Our Documentary Heritage showcases holdings drawn from the vast collections of the Pennsylvania State Archives.

The History File of the Game Commission Library (Series 39.2) of the Records of the Game Commission (RG-39), held by the Pennsylvania State Archives, contains extensive materials relating to the tenure of the Game Commission’s first secretary, Joseph Kalbfus (1852–1919). In dramatic contrast to early private conservation efforts, these records reveal the perils — including murder — associated with enforcing Pennsylvania’s game laws in the Commonwealth’s western counties in the opening years of the twentieth century.

Hired by Dr. Kalbfus, Pinkerton Detective Agency operatives prepared reports contained in these files as part of an investigation of the murder of deputy game protector L. Seely Houk, on March 2, 1906. Houk, whose body was found a month later in the Mahoning River near Newcastle, Lawrence County, had a reputation as a fearless and aggressive enforcer of Pennsylvania’s Non-Resident License Law. One incentive that allowed unpaid game enforcers to keep half of the $25 fine no doubt encouraged the ambitious Houk.

Five months after Houk’s murder, 80-year old William “Squire” Duff was shot and killed as he attempted to prevent three members of the Black Hand, a secret society of Italians known to indulge in criminal activity, particularly extortion, from hunting birds on his property near Newcastle. Such recently arrived immigrants were accustomed to subsistence hunting of small game and songbirds familiar to them in their native countries at a time when there was an emerging scientific emphasis on preserving songbirds to reduce wild insect populations. The immigrants saw themselves as hunters; Kalbfus considered them poachers. Pinkerton detectives infiltrated Hillsville’s Italian community and reported to Dr. Kalbfus almost daily. Members of the Black Hand, including the individuals arrested for the murders of Houk and Duff, Rocco Racco and Dominic Sianato, lived in Hillsville, located several miles west of Newcastle, near the Ohio border.

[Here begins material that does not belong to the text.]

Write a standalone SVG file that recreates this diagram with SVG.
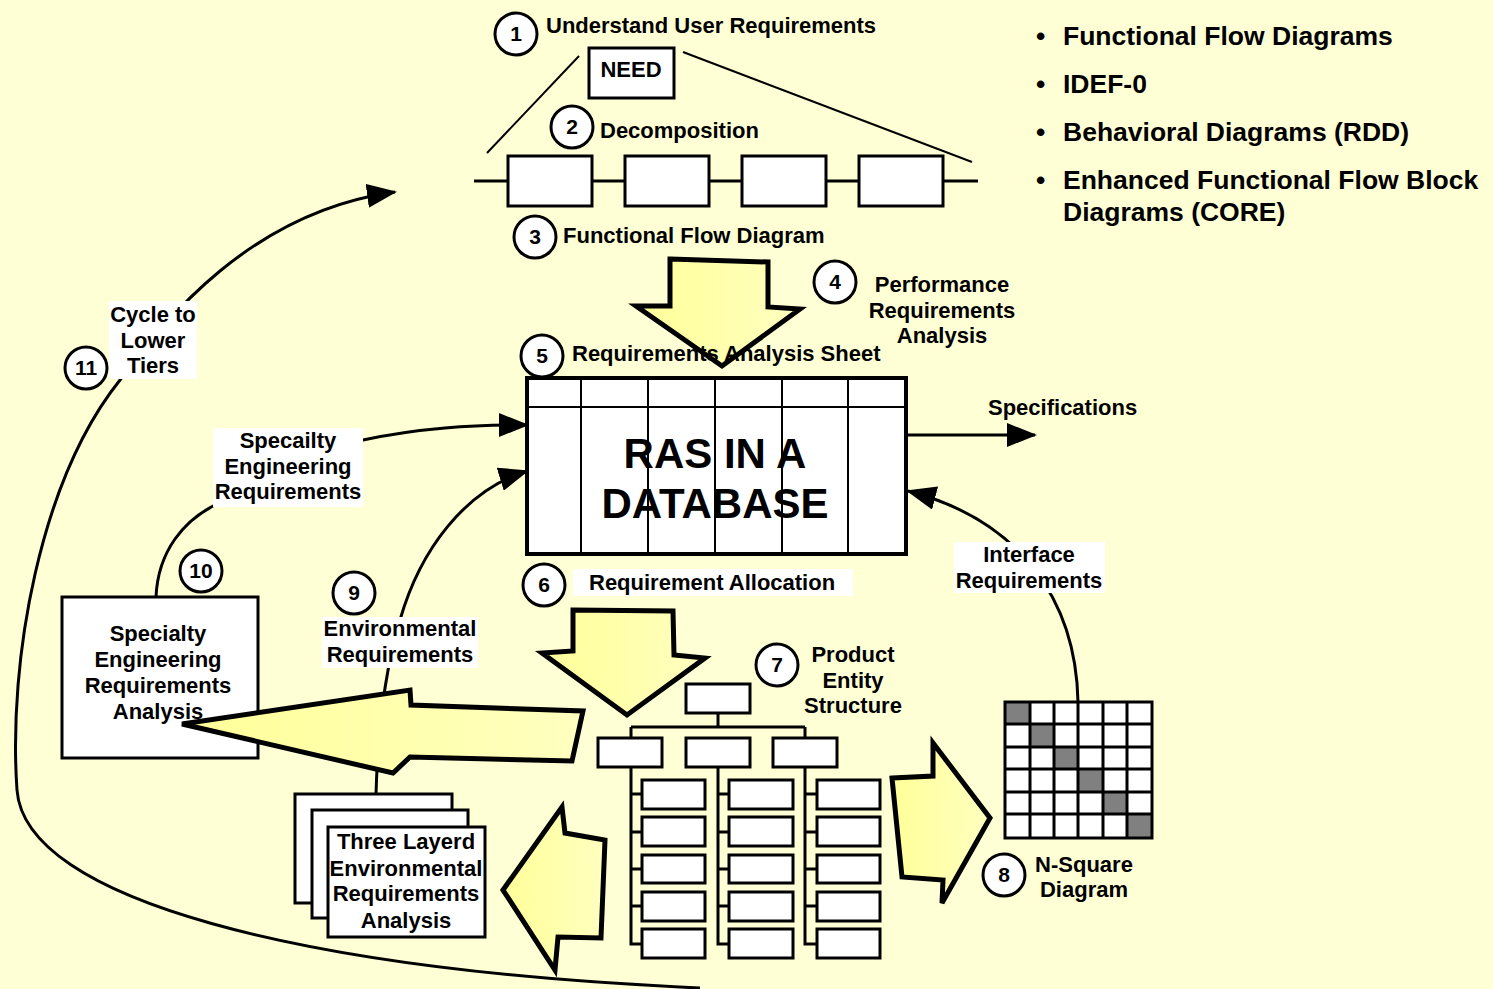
<svg xmlns="http://www.w3.org/2000/svg" width="1493" height="989" viewBox="0 0 1493 989">
  <defs>
    <style>
      .t { font-family: "Liberation Sans", Arial, Helvetica, sans-serif; font-weight: bold; font-size: 22px; fill: #000; }
      .c { text-anchor: middle; }
      .big { font-size: 42px; }
      .bul { font-size: 26.5px; }
      .num { font-size: 21px; text-anchor: middle; }
      .ring { fill: #fff; stroke: #000; stroke-width: 3; }
      .box { fill: #fff; stroke: #000; stroke-width: 3; }
      .thin { fill: none; stroke: #000; stroke-width: 2; }
      .wire { fill: none; stroke: #000; stroke-width: 3; }
      .conn { fill: none; stroke: #000; stroke-width: 3; }
      .fat { fill: url(#yel); stroke: #000; stroke-width: 5; stroke-linejoin: miter; }
      .lbl { fill: #fff; }
      .gray { fill: #808080; }
    </style>
    <linearGradient id="yel" x1="0" y1="0" x2="1" y2="0">
      <stop offset="0" stop-color="#FFFF99"/>
      <stop offset="1" stop-color="#FFFFC0"/>
    </linearGradient>
    <marker id="head" markerUnits="userSpaceOnUse" markerWidth="30" markerHeight="24" refX="28" refY="12" orient="auto">
      <path d="M0,0 L30,12 L0,24 z" fill="#000"/>
    </marker>
  </defs>

  <rect width="1493" height="989" fill="#FFFFD6"/>

  <!-- connectors -->
  <g id="connectors">
    <path class="conn" d="M700,988 C300,970 25,900 17,790 C8,660 40,480 120,380 C165,320 250,212 395,192" marker-end="url(#head)"/>
    <path class="conn" d="M156,597 C158,550 185,520 215,505 C260,480 320,450 363,440 C420,428 470,425 527,425" marker-end="url(#head)"/>
    <path class="conn" d="M376,795 C378,720 388,660 400,620 C420,550 465,490 527,471" marker-end="url(#head)"/>
    <path class="conn" d="M1078,702 C1076,600 1020,520 908,491" marker-end="url(#head)"/>
    <path class="conn" d="M906,435 L1035,435" marker-end="url(#head)"/>
  </g>

  <!-- label plates on connectors -->
  <g id="cycle-label">
    <rect class="lbl" x="109" y="301" width="88" height="78"/>
    <text class="t c" x="153" y="322">Cycle to</text>
    <text class="t c" x="153" y="348">Lower</text>
    <text class="t c" x="153" y="373">Tiers</text>
  </g>
  <g id="specialty-label">
    <rect class="lbl" x="213" y="428" width="150" height="79"/>
    <text class="t c" x="288" y="448">Specailty</text>
    <text class="t c" x="288" y="474">Engineering</text>
    <text class="t c" x="288" y="499">Requirements</text>
  </g>
  <g id="environmental-label">
    <rect class="lbl" x="322" y="617" width="156" height="51"/>
    <text class="t c" x="400" y="636">Environmental</text>
    <text class="t c" x="400" y="662">Requirements</text>
  </g>
  <g id="interface-label">
    <rect class="lbl" x="954" y="542" width="151" height="51"/>
    <text class="t c" x="1029" y="562">Interface</text>
    <text class="t c" x="1029" y="588">Requirements</text>
  </g>

  <!-- 1: user requirements -->
  <g id="step1">
    <circle class="ring" cx="516" cy="34" r="21"/>
    <text class="t num" x="516" y="41">1</text>
    <text class="t" x="546" y="33">Understand User Requirements</text>
    <rect class="box" x="589" y="48" width="85" height="50"/>
    <text class="t c" x="631" y="77">NEED</text>
  </g>

  <!-- 2: decomposition -->
  <g id="step2">
    <line class="thin" x1="579" y1="56" x2="487" y2="153"/>
    <line class="thin" x1="683" y1="52" x2="972" y2="162"/>
    <circle class="ring" cx="572" cy="127" r="21"/>
    <text class="t num" x="572" y="134">2</text>
    <text class="t" x="600" y="138">Decomposition</text>
  </g>

  <!-- 3: functional flow -->
  <g id="step3">
    <line class="wire" x1="474" y1="181" x2="978" y2="181"/>
    <rect class="box" x="508" y="156" width="84" height="50"/>
    <rect class="box" x="625" y="156" width="84" height="50"/>
    <rect class="box" x="742" y="156" width="84" height="50"/>
    <rect class="box" x="859" y="156" width="84" height="50"/>
    <circle class="ring" cx="535" cy="237" r="21"/>
    <text class="t num" x="535" y="244">3</text>
    <text class="t" x="563" y="243">Functional Flow Diagram</text>
  </g>

  <!-- 4: performance requirements -->
  <g id="step4">
    <path class="fat" d="M670,259 L768,262 L768,307 L800,309 L722,366 L636,306 L670,306 z"/>
    <circle class="ring" cx="835" cy="282" r="21"/>
    <text class="t num" x="835" y="289">4</text>
    <text class="t c" x="942" y="292">Performance</text>
    <text class="t c" x="942" y="318">Requirements</text>
    <text class="t c" x="942" y="343">Analysis</text>
  </g>

  <!-- 5: requirements analysis sheet -->
  <g id="step5">
    <circle class="ring" cx="542" cy="356" r="21"/>
    <text class="t num" x="542" y="363">5</text>
    <text class="t" x="572" y="361">Requirements Analysis Sheet</text>
    <rect x="527" y="378" width="379" height="176" fill="#fff" stroke="#000" stroke-width="4"/>
    <line class="thin" x1="527" y1="407" x2="906" y2="407"/>
    <line class="thin" x1="581" y1="378" x2="581" y2="554"/>
    <line class="thin" x1="648" y1="378" x2="648" y2="554"/>
    <line class="thin" x1="715" y1="378" x2="715" y2="554"/>
    <line class="thin" x1="782" y1="378" x2="782" y2="554"/>
    <line class="thin" x1="848" y1="378" x2="848" y2="554"/>
    <text class="t c big" x="715" y="468">RAS IN A</text>
    <text class="t c big" x="715" y="518">DATABASE</text>
  </g>

  <g id="specifications">
    <text class="t" x="988" y="415">Specifications</text>
  </g>

  <!-- 6: requirement allocation -->
  <g id="step6">
    <circle class="ring" cx="544" cy="585" r="21"/>
    <text class="t num" x="544" y="592">6</text>
    <rect class="lbl" x="573" y="569" width="280" height="27"/>
    <text class="t" x="589" y="590">Requirement Allocation</text>
    <path class="fat" d="M573,610 L673,611 L674,655 L705,658 L627,715 L542,653 L573,651 z"/>
  </g>

  <!-- 7: product entity structure -->
  <g id="step7">
    <circle class="ring" cx="777" cy="665" r="21"/>
    <text class="t num" x="777" y="672">7</text>
    <text class="t c" x="853" y="662">Product</text>
    <text class="t c" x="853" y="688">Entity</text>
    <text class="t c" x="853" y="713">Structure</text>
    <path class="wire" d="M718,713 V727 M631,727 H805 M631,727 V738 M805,727 V738"/>
    <path class="wire" d="M631,767 V944 H642 M631,794 H642 M631,832 H642 M631,869 H642 M631,906 H642"/>
    <path class="wire" d="M718,767 V944 H729 M718,794 H729 M718,832 H729 M718,869 H729 M718,906 H729"/>
    <path class="wire" d="M805,767 V944 H817 M805,794 H817 M805,832 H817 M805,869 H817 M805,906 H817"/>
    <rect class="box" x="686" y="684" width="64" height="29"/>
    <rect class="box" x="598" y="738" width="64" height="29"/>
    <rect class="box" x="686" y="738" width="64" height="29"/>
    <rect class="box" x="773" y="738" width="64" height="29"/>
    <rect class="box" x="642" y="780" width="63" height="29"/>
    <rect class="box" x="642" y="817" width="63" height="29"/>
    <rect class="box" x="642" y="855" width="63" height="28"/>
    <rect class="box" x="642" y="892" width="63" height="29"/>
    <rect class="box" x="642" y="929" width="63" height="29"/>
    <rect class="box" x="729" y="780" width="64" height="29"/>
    <rect class="box" x="729" y="817" width="64" height="29"/>
    <rect class="box" x="729" y="855" width="64" height="28"/>
    <rect class="box" x="729" y="892" width="64" height="29"/>
    <rect class="box" x="729" y="929" width="64" height="29"/>
    <rect class="box" x="817" y="780" width="63" height="29"/>
    <rect class="box" x="817" y="817" width="63" height="29"/>
    <rect class="box" x="817" y="855" width="63" height="28"/>
    <rect class="box" x="817" y="892" width="63" height="29"/>
    <rect class="box" x="817" y="929" width="63" height="29"/>
  </g>

  <!-- 8: N-square diagram -->
  <g id="step8">
    <path class="fat" d="M892,778 L933,776 L933,743 L990,818 L942,903 L943,880 L902,877 z"/>
    <rect x="1005" y="702" width="147" height="136" fill="#fff"/>
    <rect class="gray" x="1005" y="702" width="25" height="22"/>
    <rect class="gray" x="1030" y="724" width="24" height="23"/>
    <rect class="gray" x="1054" y="747" width="24" height="22"/>
    <rect class="gray" x="1078" y="769" width="25" height="23"/>
    <rect class="gray" x="1103" y="792" width="24" height="22"/>
    <rect class="gray" x="1127" y="814" width="25" height="24"/>
    <path class="wire" d="M1030,702 V838 M1054,702 V838 M1078,702 V838 M1103,702 V838 M1127,702 V838 M1005,724 H1152 M1005,747 H1152 M1005,769 H1152 M1005,792 H1152 M1005,814 H1152"/>
    <rect x="1005" y="702" width="147" height="136" fill="none" stroke="#000" stroke-width="3"/>
    <circle class="ring" cx="1004" cy="875" r="21"/>
    <text class="t num" x="1004" y="882">8</text>
    <text class="t c" x="1084" y="872">N-Square</text>
    <text class="t c" x="1084" y="897">Diagram</text>
  </g>

  <!-- 9: environmental requirements -->
  <g id="step9">
    <circle class="ring" cx="354" cy="593" r="21"/>
    <text class="t num" x="354" y="600">9</text>
    <rect class="box" x="295" y="794" width="157" height="109"/>
    <rect class="box" x="312" y="810" width="156" height="108"/>
    <rect class="box" x="328" y="827" width="157" height="110"/>
    <text class="t c" x="406" y="849">Three Layerd</text>
    <text class="t c" x="406" y="876">Environmental</text>
    <text class="t c" x="406" y="901">Requirements</text>
    <text class="t c" x="406" y="928">Analysis</text>
    <path class="fat" d="M503,890 L562,807 L565,833 L605,840 L601,938 L558,937 L555,970 z"/>
  </g>

  <!-- 10: specialty engineering -->
  <g id="step10">
    <circle class="ring" cx="201" cy="571" r="21"/>
    <text class="t num" x="201" y="578">10</text>
    <rect class="box" x="62" y="597" width="196" height="161"/>
    <text class="t c" x="158" y="641">Specialty</text>
    <text class="t c" x="158" y="667">Engineering</text>
    <text class="t c" x="158" y="693">Requirements</text>
    <text class="t c" x="158" y="719">Analysis</text>
    <path class="fat" d="M182,724 L410,690 L411,705 L583,711 L572,761 L410,757 L393,773 z"/>
  </g>

  <!-- 11: cycle -->
  <g id="step11">
    <circle class="ring" cx="86" cy="368" r="21"/>
    <text class="t num" x="86" y="375">11</text>
  </g>

  <!-- method list -->
  <g id="methods">
    <text class="t bul" x="1036" y="45">•</text>
    <text class="t bul" x="1063" y="45">Functional Flow Diagrams</text>
    <text class="t bul" x="1036" y="93">•</text>
    <text class="t bul" x="1063" y="93">IDEF-0</text>
    <text class="t bul" x="1036" y="141">•</text>
    <text class="t bul" x="1063" y="141">Behavioral Diagrams (RDD)</text>
    <text class="t bul" x="1036" y="189">•</text>
    <text class="t bul" x="1063" y="189">Enhanced Functional Flow Block</text>
    <text class="t bul" x="1063" y="221">Diagrams (CORE)</text>
  </g>
</svg>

In an apparent act of intimidation, an unidentified individual sent three black hands to Dr. Kalbfus. An inscription written in Italian on a silhouette of a hand warned him “to watch (or guard against) them who send to you the Black Hand.” The imprinting of a black hand on threatening messages, such as extortion demands and ransom notes, was a pervasive practice at the turn of the century among criminals, mostly but not entirely in Italian communities.

A deposed leader of Hillsville’s Black Hand, Racco was executed in October 1909 for Houk’s murder, although it remains unclear whether he, or another member of the organization, was actually responsible. Houk had admitted to killing Racco’s dog, suggesting one of several possible motives for the murder. Dozens of members of Hillsdale’s Black Hand were convicted of various crimes in 1907. Records in this file include detective agency reports and police photographs of suspects Racco, Sianato, and Guiseppi Calauti after their arrests in 1908. With the murder of Houk fresh in their minds, state legislators outlawed possession of a firearm by any non-citizen immigrant in 1909. Pennsylvania’s Alien Gun Law remained in force for more than forty years.

 

Willis L. Shirk, Jr. is an archivist at the Pennsylvania State Archives.